The Salvadoran government charges that MS-13 was raising $1 million to buy assault rifles and ammo, surface-to-air missiles, bulletproof vests, and commando uniforms. The scheme, prosecutors say, was ultimately a nationwide assault to gain control of territory while disrupting El Salvador’s fragile economy and challenging the nation’s entrenched political leadership. By targeting police officers and politicians for daily assassinations, MS-13 hoped to both incite fear in the general populace and to bankrupt the government. Basically, the rebels intended to raise the fear level dramatically in what is already one of the world’s deadliest places.

WHAT DO OPPONENTS OF THE SALVADORAN GOVERNMENT SAY?
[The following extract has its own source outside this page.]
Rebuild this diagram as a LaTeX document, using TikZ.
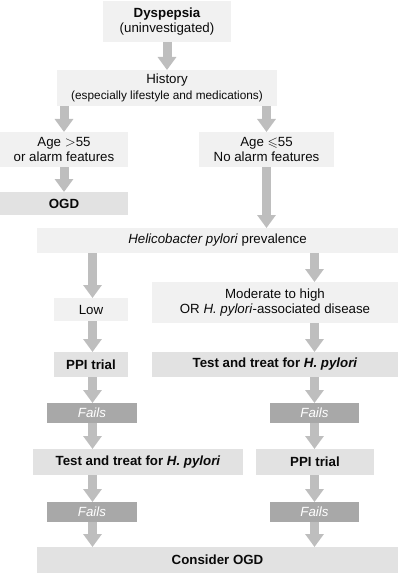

Opponents of the Salvadoran government are insisting that the case against the MS-13 leaders is fabricated entirely for propaganda purposes and that none of the charges are true. “This is an operation of psychological warfare,” according to Paolo Luers, a former gang truce mediator and opposition political activist. Luers says the government is trying to justify the harsh measures it adopted earlier this year to crack down on gang violence and to create distrust among MS-13’s leadership.

Luers told the Fusion Media Group that the gangs would never fight a war against the government. He says even trying to launch such a war would mean “the beginning of the end” of gang influence in Salvadoran villages, communities, and neighborhoods. The MS-13’s members themselves, in a “communique” released in June, insisted that “we don’t have any interest in involving the country in war.”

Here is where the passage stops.